Evaluating data quality with Amazon Glue Studio - Amazon Glue Studio
Services or capabilities described in Amazon Web Services documentation might vary by Region. To see the differences applicable to the China Regions, see Getting Started with Amazon Web Services in China (PDF).

Evaluating data quality with Amazon Glue Studio

Amazon Glue Data Quality is in open preview release for Amazon Glue Studio and is subject to change. This preview feature is already enabled in your accounts in select Regions:
  • US East (Ohio)

  • US East (N. Virginia)

  • US West (Oregon)

  • Asia Pacific (Tokyo)

  • Europe (Ireland)

  • South America (São Paulo)

Amazon Glue Data Quality evaluates and monitors the quality of your data based on rules that you define. This makes it easy to identify the data that needs action. In Amazon Glue Studio, you can add data quality nodes to your visual job to create data quality rules on tables in your Data Catalog. Then you can monitor and evaluate changes to your data sets as they evolve over time.

The following are the high-level steps for how you work with Amazon Glue Data Quality:

  1. Create data quality rules – Build a set of data quality rules using the DQDL builder by choosing built-in rulesets that you configure.

  2. Configure a data quality job – Define actions based on the data quality results and output options.

  3. Save and run a job with data quality – Create and run a job. Saving the job will save the rule sets you created for the job.

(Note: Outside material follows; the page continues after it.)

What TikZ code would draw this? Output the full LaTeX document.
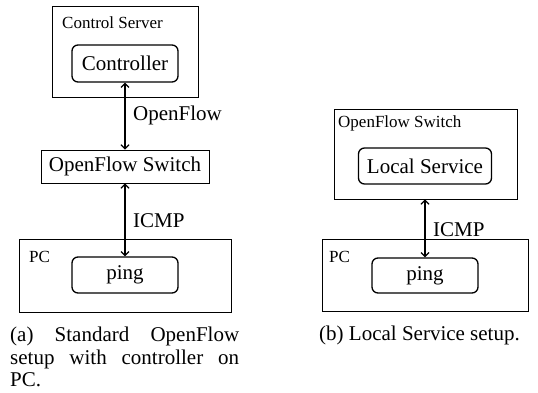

  4. Monitor and review the data quality results – Review the data quality results after the job run is complete. Optionally, schedule the job for a future date.

Benefits

Data analysts, data engineers, and data scientists can use the Evaludate Data Quality node in Amazon Glue Studio to analyze, configure, monitor, and improve the quality of data from the visual job editor. The benefits of using the data quality node include:

  • You can detect data quality issues - You can check for issues by creating rules that check characteristics of your datasets.

  • It's easy to get started - You can start with pre-built rules and actions.

  • Tight integration - You can use data quality nodes in Amazon Glue Studio because Amazon Glue Data Quality runs on top of the Amazon Glue Data Catalog.